When peritonitis was excluded from the analysis, PD patients actually had comparable or even slightly lower rates of non-dialysis-related infections than home HD patients. So the infection challenge with peritoneal dialysis is specific and preventable: it comes down to how carefully you maintain sterile technique during every exchange. One moment of carelessness, touching the wrong part of the tubing connector, can introduce bacteria. This is why training emphasizes aseptic technique so heavily, and why it remains a daily discipline rather than something you master once and forget about.
Changes to Your Home
Both types of home dialysis require physical space and some modifications. For peritoneal dialysis, you’ll receive monthly deliveries of solution bags and supplies. Most people need roughly a closet-sized storage area. The cycler machine itself sits on a nightstand or small table. Setup is relatively minimal.
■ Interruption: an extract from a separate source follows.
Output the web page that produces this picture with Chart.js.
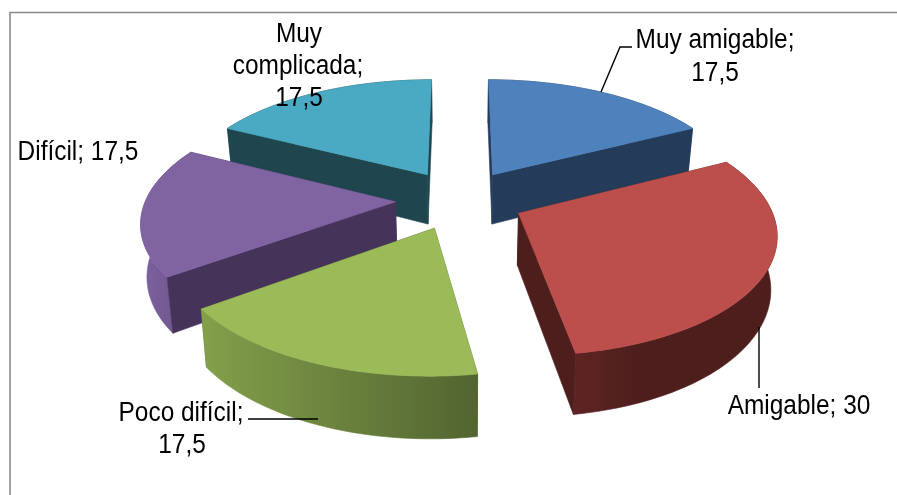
<!DOCTYPE html>
<html>
<head>
<meta charset="utf-8">
<style>
html,body{margin:0;padding:0;background:#fff;overflow:hidden}
canvas{display:block}
</style>
<script src="https://cdn.jsdelivr.net/npm/chart.js@4"></script>
</head>
<body>
<canvas id="c" width="897" height="495"></canvas>
<script>
const categories = ["Muy amigable", "Amigable", "Poco difícil", "Difícil", "Muy complicada"];
const values = [17.5, 30, 17.5, 17.5, 17.5];
const topColors = ["#4F81BD", "#BC4F4C", "#9BBB59", "#8064A2", "#4AA9C3"];
const wallColors = ["#253B5A", "#4E1E1C", "#53662F", "#46335A", "#1F464F"];
const outerStart = ["#253B5A", "#5D2423", "#829F4A", "#7B609D", "#1F464F"];
const outerEnd = ["#253B5A", "#4D1E1C", "#526430", "#6A5387", "#1F464F"];

// label text per category: line breaks and anchor of each block
const labelLayouts = [
  {i:0, lines:[["Muy amigable;",715,48],["17,5",715,81]]},
  {i:1, lines:[["Amigable; 30",799,414]]},
  {i:2, lines:[["Poco difícil;",181,421],["17,5",182,453]]},
  {i:3, lines:[["Difícil; 17,5",78,160]]},
  {i:4, lines:[["Muy",299,42],["complicada;",298,74],["17,5",299,106]]}
];
const leaders = [
  [[601,92],[620,47],[632,47]],
  [[759,327],[759,388]],
  [[318,419],[248,419]]
];

// 3D view of the pie
const VIEW = {cx:460, y0:199.5, A:64.5, B:30, p:0.0388, radius:3.87, depth:51, shrink:0.98};
const drawOrder = [0,4,3,1,2];

function project(x,y,low){
  const w = 1 + VIEW.p*y;
  let sx = VIEW.cx + VIEW.A*x/w;
  let sy = VIEW.y0 - VIEW.B*y/w;
  if(low){ sx = VIEW.cx + (sx-VIEW.cx)*VIEW.shrink; sy += VIEW.depth/w; }
  return [sx,sy];
}
function fillPoly(ctx,pts,fill){
  ctx.beginPath();
  pts.forEach((p,i)=> i?ctx.lineTo(p[0],p[1]):ctx.moveTo(p[0],p[1]));
  ctx.closePath();
  ctx.fillStyle = fill; ctx.strokeStyle = fill; ctx.lineWidth = 0.6;
  ctx.fill(); ctx.stroke();
}

const pie3d = {
  id:'pie3d',
  beforeDraw(chart){
    const ctx = chart.ctx;
    ctx.save();
    ctx.fillStyle = '#fff';
    ctx.fillRect(0,0,chart.width,chart.height);
    ctx.strokeStyle = '#8a8a8a'; ctx.lineWidth = 1.6;
    ctx.beginPath(); ctx.moveTo(10,495); ctx.lineTo(10,12.5); ctx.lineTo(897,12.5); ctx.stroke();
    ctx.restore();
  },
  beforeDatasetDraw(chart,args){
    const ctx = chart.ctx, arcs = args.meta.data;
    ctx.save();
    drawOrder.forEach(i=>{
      const a0 = arcs[i].startAngle, a1 = arcs[i].endAngle, mid = (a0+a1)/2;
      const ex = Math.cos(mid), ey = -Math.sin(mid);
      const N = 60, rim = [];
      for(let k=0;k<=N;k++){
        const a = a0+(a1-a0)*k/N;
        rim.push([ex+VIEW.radius*Math.cos(a), ey-VIEW.radius*Math.sin(a)]);
      }
      const apexT = project(ex,ey,false), apexB = project(ex,ey,true);
      const rimT = rim.map(p=>project(p[0],p[1],false));
      const rimB = rim.map(p=>project(p[0],p[1],true));
      const grad = ctx.createLinearGradient(Math.min(...rimB.map(p=>p[0])),0,Math.max(...rimB.map(p=>p[0])),0);
      const ltr = i===1;
      grad.addColorStop(0, outerStart[i]);
      grad.addColorStop(ltr?0.35:1, outerEnd[i]);
      if(ltr) grad.addColorStop(1, outerEnd[i]);
      const walls = [
        {y:(apexT[1]+rimT[0][1])/2, pts:[apexT,rimT[0],rimB[0],apexB], fill:wallColors[i]},
        {y:(apexT[1]+rimT[N][1])/2, pts:[apexT,rimT[N],rimB[N],apexB], fill:wallColors[i]},
        {y:rimT.reduce((s,p)=>s+p[1],0)/rimT.length, pts:rimT.concat(rimB.slice().reverse()), fill:grad}
      ].sort((p,q)=>p.y-q.y);
      walls.forEach(w=>fillPoly(ctx,w.pts,w.fill));
      fillPoly(ctx,[apexT].concat(rimT),topColors[i]);
    });
    ctx.restore();
    return false;
  },
  afterDraw(chart){
    const ctx = chart.ctx;
    ctx.save();
    ctx.strokeStyle = '#000'; ctx.lineWidth = 1.4;
    leaders.forEach(l=>{
      ctx.beginPath();
      l.forEach((p,i)=> i?ctx.lineTo(p[0],p[1]):ctx.moveTo(p[0],p[1]));
      ctx.stroke();
    });
    ctx.fillStyle = '#000';
    ctx.font = '27px "Liberation Sans", Arial, sans-serif';
    ctx.textAlign = 'center';
    ctx.textBaseline = 'alphabetic';
    labelLayouts.forEach(b=>b.lines.forEach(l=>{
      ctx.save();
      ctx.translate(l[1],l[2]);
      ctx.scale(0.905,1);
      ctx.fillText(l[0],0,0);
      ctx.restore();
    }));
    ctx.restore();
  }
};

new Chart(document.getElementById('c'),{
  type:'pie',
  data:{labels:categories, datasets:[{data:values, backgroundColor:topColors, borderWidth:0}]},
  options:{
    responsive:false, animation:false,
    plugins:{legend:{display:false}, tooltip:{enabled:false}}
  },
  plugins:[pie3d]
});
</script>
</body>
</html>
Home hemodialysis is more involved. You’ll need a dedicated electrical supply with surge protection to safeguard the machine’s electronics, a water treatment system (since hemodialysis requires purified water), and proper drainage. The water system needs adequate pressure, and treated and untreated water lines must be clearly separated. Your dialysis provider typically arranges a home assessment and helps coordinate any plumbing or electrical work, but the modifications are real and can take weeks to complete before you start treatment.
The Emotional and Physical Burden
Beyond the technical skills, the psychological weight of managing your own dialysis is what many patients underestimate. You become responsible for a treatment that keeps you alive, every single day, in your own home. The space where you relax becomes a clinical environment. Machine complications, alarms at 3 a.m., supply deliveries filling your spare room, and the constant awareness that a mistake could lead to infection all contribute to what researchers call “home dialysis burden.”
For home HD patients specifically, the combination of self-cannulation anxiety, machine troubleshooting, maintenance responsibilities, and the fear of a catastrophic event like uncontrolled bleeding or air in the line creates a type of stress that’s qualitatively different from what in-center patients experience. In-center patients can feel passive and frustrated by their dependence on a clinic schedule. Home patients can feel overwhelmed by autonomy.
That said, many home dialysis patients report greater flexibility, better quality of life, and a sense of control that they value highly. Peritoneal dialysis in particular allows for travel, a more liberal diet, and fewer disruptions to work. The difficulty is real, but for many people it’s a worthwhile trade-off compared to spending 12 or more hours per week in a dialysis center.